CM, you have seen my website. There are lots of pics of 2 panel systems that would provide 50-70% of the DHW for your house. If you want to tie it in with a heat pump, it will be more involved but whatever you do, if you want to use solar for space heating you should have a lot more panel area and 75-100L of storage for every m2 of panel area. There are some exceptions to this rule but it would involve a trip to the UK, and lots of beer.:D
MikeH
There's a guy by the name of quentin gargin (fairly unique name!), he's based in west cork and knows lots about renewables, i've spoken briefly with him and come to the conclusion that solar isn't economical at the minute.
i don't know who is behind the product i mentioned, just purely as a different way of looking at it, i have the same questions about ice buildup etc.

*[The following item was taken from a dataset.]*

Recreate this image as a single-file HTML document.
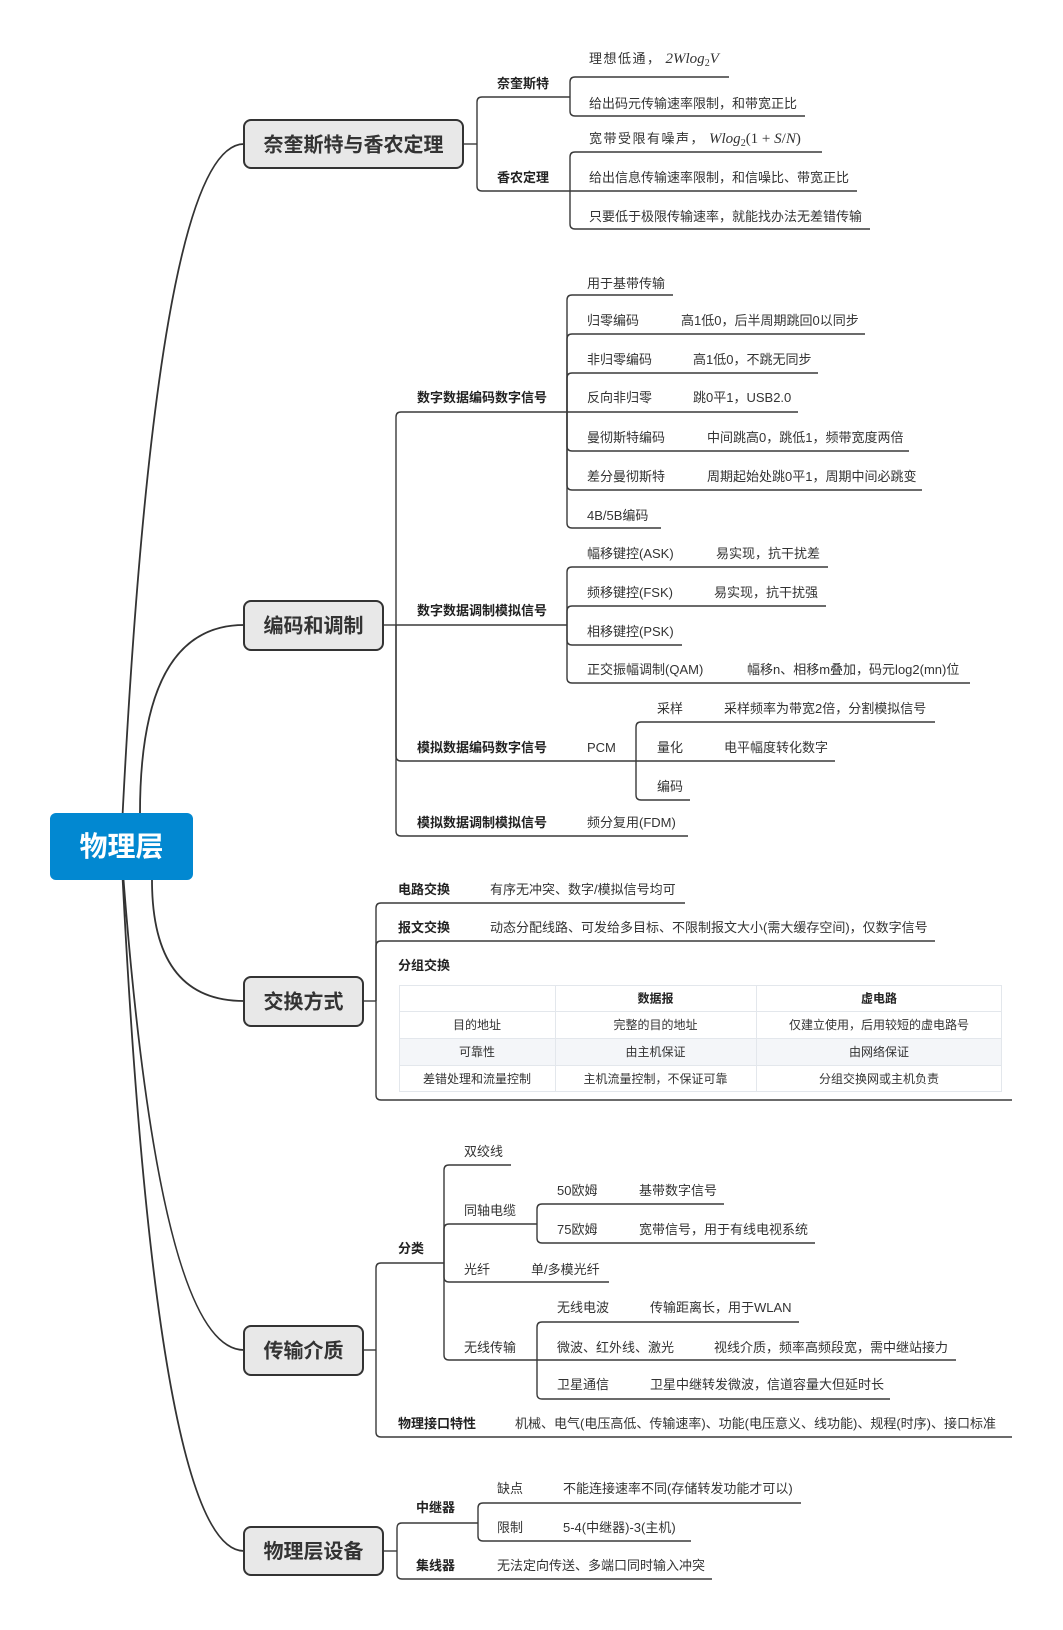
<!DOCTYPE html>
<html><head><meta charset="utf-8"><style>
html,body{margin:0;padding:0;background:#fff;}
svg{display:block;}
text{font-family:"Liberation Sans","Noto Sans CJK SC",sans-serif;font-size:13px;fill:#333;}
.b{font-weight:bold;fill:#222;}
.t{font-size:12px;fill:#333;}
.tb{font-size:12px;font-weight:bold;fill:#222;}
.m{font-family:"Liberation Serif",serif;font-style:italic;font-size:15px;}
.mr{font-family:"Liberation Serif",serif;font-style:normal;font-size:15px;}
.sub{font-family:"Liberation Serif",serif;font-style:normal;font-size:10px;}
.box{font-size:20px;font-weight:bold;fill:#333;}
</style></head><body>
<svg width="1063" height="1630" viewBox="0 0 1063 1630" xmlns="http://www.w3.org/2000/svg">
<rect width="1063" height="1630" fill="#fff"/>
<!-- root curves -->
<g fill="none" stroke="#333" stroke-width="1.8">
<path d="M121 846 Q155 144 244 144"/>
<path d="M140 813 Q140 625 244 625"/>
<path d="M152 880 Q152 1001 244 1001"/>
<path d="M121 846 Q157 1350 244 1350"/>
<path d="M121 846 Q155 1551 244 1551"/>
</g>
<!-- branch lines -->
<g fill="none" stroke="#3a3a3a" stroke-width="1.4">
<!-- section 1 -->
<path d="M463 144 L477 144"/>
<path d="M477 144 L477 102 Q477 97 482 97 L570 97"/>
<path d="M477 144 L477 186 Q477 191 482 191 L570 191"/>
<path d="M570 97 L570 82 Q570 77 575 77 L729 77"/>
<path d="M570 97 L570 111 Q570 116 575 116 L805 116"/>
<path d="M570 191 L570 157 Q570 152 575 152 L822 152"/>
<path d="M570 191 L857 191"/>
<path d="M570 191 L570 224 Q570 229 575 229 L870 229"/>
<!-- section 2 -->
<path d="M383 625 L396 625"/>
<path d="M396 625 L396 417 Q396 412 401 412 L567 412"/>
<path d="M396 625 L567 625"/>
<path d="M396 625 L396 756 Q396 761 401 761 L636 761"/>
<path d="M396 625 L396 831 Q396 836 401 836 L688 836"/>
<path d="M567 412 L567 300 Q567 295 572 295 L673 295"/>
<path d="M567 412 L567 339 Q567 334 572 334 L865 334"/>
<path d="M567 412 L567 378 Q567 373 572 373 L818 373"/>
<path d="M567 412 L798 412"/>
<path d="M567 412 L567 446 Q567 451 572 451 L909 451"/>
<path d="M567 412 L567 485 Q567 490 572 490 L922 490"/>
<path d="M567 412 L567 523 Q567 528 572 528 L661 528"/>
<path d="M567 625 L567 572 Q567 567 572 567 L828 567"/>
<path d="M567 625 L567 611 Q567 606 572 606 L826 606"/>
<path d="M567 625 L567 640 Q567 645 572 645 L682 645"/>
<path d="M567 625 L567 678 Q567 683 572 683 L970 683"/>
<path d="M636 761 L636 727 Q636 722 641 722 L935 722"/>
<path d="M636 761 L835 761"/>
<path d="M636 761 L636 795 Q636 800 641 800 L690 800"/>
<!-- section 3 -->
<path d="M363 1001 L376 1001"/>
<path d="M376 1001 L376 908 Q376 903 381 903 L685 903"/>
<path d="M376 1001 L376 946 Q376 941 381 941 L935 941"/>
<path d="M376 1001 L376 1095 Q376 1100 381 1100 L1012 1100"/>
<!-- section 4 -->
<path d="M363 1350 L376 1350"/>
<path d="M376 1350 L376 1268 Q376 1263 381 1263 L444 1263"/>
<path d="M376 1350 L376 1432 Q376 1437 381 1437 L1012 1437"/>
<path d="M444 1263 L444 1170 Q444 1165 449 1165 L511 1165"/>
<path d="M444 1263 L444 1229 Q444 1224 449 1224 L537 1224"/>
<path d="M444 1263 L444 1277 Q444 1282 449 1282 L609 1282"/>
<path d="M444 1263 L444 1355 Q444 1360 449 1360 L537 1360"/>
<path d="M537 1224 L537 1209 Q537 1204 542 1204 L724 1204"/>
<path d="M537 1224 L537 1238 Q537 1243 542 1243 L815 1243"/>
<path d="M537 1360 L537 1327 Q537 1322 542 1322 L799 1322"/>
<path d="M537 1360 L956 1360"/>
<path d="M537 1360 L537 1394 Q537 1399 542 1399 L890 1399"/>
<!-- section 5 -->
<path d="M383 1551 L397 1551"/>
<path d="M397 1551 L397 1528 Q397 1523 402 1523 L478 1523"/>
<path d="M397 1551 L397 1574 Q397 1579 402 1579 L712 1579"/>
<path d="M478 1523 L478 1508 Q478 1503 483 1503 L801 1503"/>
<path d="M478 1523 L478 1536 Q478 1541 483 1541 L691 1541"/>
</g>

<!-- root -->
<rect x="50" y="813" width="143" height="67" rx="6" fill="#0288d1"/>
<text x="121.5" y="856" text-anchor="middle" style="font-size:28px;font-weight:bold;fill:#fff;">物理层</text>

<!-- main boxes -->
<g fill="#e8e8e8" stroke="#333" stroke-width="2">
<rect x="244" y="120" width="219" height="48" rx="7"/>
<rect x="244" y="601" width="139" height="49" rx="7"/>
<rect x="244" y="977" width="119" height="49" rx="7"/>
<rect x="244" y="1326" width="119" height="49" rx="7"/>
<rect x="244" y="1527" width="139" height="48" rx="7"/>
</g>
<text class="box" x="353.5" y="151.5" text-anchor="middle">奈奎斯特与香农定理</text>
<text class="box" x="313.5" y="632.5" text-anchor="middle">编码和调制</text>
<text class="box" x="303.5" y="1008.5" text-anchor="middle">交换方式</text>
<text class="box" x="303.5" y="1357.5" text-anchor="middle">传输介质</text>
<text class="box" x="313.5" y="1558" text-anchor="middle">物理层设备</text>

<!-- section 1 text -->
<text class="b" x="497" y="88">奈奎斯特</text>
<text class="b" x="497" y="182">香农定理</text>
<text x="589" y="63"><tspan letter-spacing="1.5">理想低通，</tspan><tspan class="m" dx="4">2Wlog</tspan><tspan class="sub" dy="3">2</tspan><tspan class="m" dy="-3">V</tspan></text>
<text x="589" y="108">给出码元传输速率限制，和带宽正比</text>
<text x="589" y="143"><tspan letter-spacing="1.5">宽带受限有噪声，</tspan><tspan class="m" dx="4">Wlog</tspan><tspan class="sub" dy="3">2</tspan><tspan class="mr" dy="-3">(1 + </tspan><tspan class="m">S</tspan><tspan class="mr">/</tspan><tspan class="m">N</tspan><tspan class="mr">)</tspan></text>
<text x="589" y="182">给出信息传输速率限制，和信噪比、带宽正比</text>
<text x="589" y="221">只要低于极限传输速率，就能找办法无差错传输</text>

<!-- section 2 text -->
<text class="b" x="417" y="402">数字数据编码数字信号</text>
<text class="b" x="417" y="615">数字数据调制模拟信号</text>
<text class="b" x="417" y="752">模拟数据编码数字信号</text>
<text class="b" x="417" y="827">模拟数据调制模拟信号</text>
<text x="587" y="288">用于基带传输</text>
<text x="587" y="325">归零编码</text><text x="681" y="325">高1低0，后半周期跳回0以同步</text>
<text x="587" y="364">非归零编码</text><text x="693" y="364">高1低0，不跳无同步</text>
<text x="587" y="402">反向非归零</text><text x="693" y="402">跳0平1，USB2.0</text>
<text x="587" y="442">曼彻斯特编码</text><text x="707" y="442">中间跳高0，跳低1，频带宽度两倍</text>
<text x="587" y="481">差分曼彻斯特</text><text x="707" y="481">周期起始处跳0平1，周期中间必跳变</text>
<text x="587" y="520">4B/5B编码</text>
<text x="587" y="558">幅移键控(ASK)</text><text x="716" y="558">易实现，抗干扰差</text>
<text x="587" y="597">频移键控(FSK)</text><text x="714" y="597">易实现，抗干扰强</text>
<text x="587" y="636">相移键控(PSK)</text>
<text x="587" y="674">正交振幅调制(QAM)</text><text x="747" y="674">幅移n、相移m叠加，码元log2(mn)位</text>
<text x="587" y="752">PCM</text>
<text x="657" y="713">采样</text><text x="724" y="713">采样频率为带宽2倍，分割模拟信号</text>
<text x="657" y="752">量化</text><text x="724" y="752">电平幅度转化数字</text>
<text x="657" y="791">编码</text>
<text x="587" y="827">频分复用(FDM)</text>

<!-- section 3 text -->
<text class="b" x="398" y="894">电路交换</text><text x="490" y="894">有序无冲突、数字/模拟信号均可</text>
<text class="b" x="398" y="932">报文交换</text><text x="490" y="932">动态分配线路、可发给多目标、不限制报文大小(需大缓存空间)，仅数字信号</text>
<text class="b" x="398" y="970">分组交换</text>
<!-- table -->
<rect x="399" y="1038" width="603" height="27" fill="#f4f6f9"/>
<g stroke="#e3e7ec" stroke-width="1" fill="none">
<rect x="399.5" y="985.5" width="602" height="106"/>
<line x1="399" y1="1011.5" x2="1002" y2="1011.5"/>
<line x1="399" y1="1038.5" x2="1002" y2="1038.5"/>
<line x1="399" y1="1065.5" x2="1002" y2="1065.5"/>
<line x1="555.5" y1="985" x2="555.5" y2="1092"/>
<line x1="756.5" y1="985" x2="756.5" y2="1092"/>
</g>
<text class="tb" x="655.5" y="1002.5" text-anchor="middle">数据报</text>
<text class="tb" x="879" y="1002.5" text-anchor="middle">虚电路</text>
<text class="t" x="477" y="1029" text-anchor="middle">目的地址</text>
<text class="t" x="655.5" y="1029" text-anchor="middle">完整的目的地址</text>
<text class="t" x="879" y="1029" text-anchor="middle">仅建立使用，后用较短的虚电路号</text>
<text class="t" x="477" y="1056" text-anchor="middle">可靠性</text>
<text class="t" x="655.5" y="1056" text-anchor="middle">由主机保证</text>
<text class="t" x="879" y="1056" text-anchor="middle">由网络保证</text>
<text class="t" x="477" y="1083" text-anchor="middle">差错处理和流量控制</text>
<text class="t" x="655.5" y="1083" text-anchor="middle">主机流量控制，不保证可靠</text>
<text class="t" x="879" y="1083" text-anchor="middle">分组交换网或主机负责</text>

<!-- section 4 text -->
<text class="b" x="398" y="1253">分类</text>
<text x="464" y="1156">双绞线</text>
<text x="464" y="1215">同轴电缆</text>
<text x="557" y="1195">50欧姆</text><text x="639" y="1195">基带数字信号</text>
<text x="557" y="1234">75欧姆</text><text x="639" y="1234">宽带信号，用于有线电视系统</text>
<text x="464" y="1274">光纤</text><text x="531" y="1274">单/多模光纤</text>
<text x="464" y="1352">无线传输</text>
<text x="557" y="1312">无线电波</text><text x="650" y="1312">传输距离长，用于WLAN</text>
<text x="557" y="1352">微波、红外线、激光</text><text x="714" y="1352">视线介质，频率高频段宽，需中继站接力</text>
<text x="557" y="1389">卫星通信</text><text x="650" y="1389">卫星中继转发微波，信道容量大但延时长</text>
<text class="b" x="398" y="1428">物理接口特性</text>
<text x="515" y="1428">机械、电气(电压高低、传输速率)、功能(电压意义、线功能)、规程(时序)、接口标准</text>

<!-- section 5 text -->
<text class="b" x="416" y="1512">中继器</text>
<text x="497" y="1493">缺点</text><text x="563" y="1493">不能连接速率不同(存储转发功能才可以)</text>
<text x="497" y="1532">限制</text><text x="563" y="1532">5-4(中继器)-3(主机)</text>
<text class="b" x="416" y="1570">集线器</text>
<text x="497" y="1570">无法定向传送、多端口同时输入冲突</text>
</svg>
</body></html>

CM, if you can get all that gear at cost price then go for it but it wouldn't be for me! Reinsulate the house first, then worry about heating.
al
Some interesting debate here and some good info too:
http://www.boards.ie/vbulletin/forumdisplay.php?f=1041
not sure if you have to register to view or not.
al
Hi Mike
argh, am with it now thanx
was looking at that lot for just an ashp set up and was shocked
now I see its solar heating too, will have a closer look through your site tomorrow, cheers
bed for me now and will speak with the brewery here asap
R's chillerman
Have seen them alright Al. Same principle as the ice stick and same fundamental problem, once the outside temp goes to 7C or under you get ice formation on the panel which causes evap temp to drop, which creates more ice and so on so forth. I looked at something similar myself years ago but passed on them as they are only good for producing hot water in mild weather.
The reason a cold room evap works well is that its designed to work with moisture. Most AC type units aren't.
That was what i thought BF, i wonder could you harness solar to defrost the unit, but on overcast days you're still left with an iced evaporator and bugger all heat.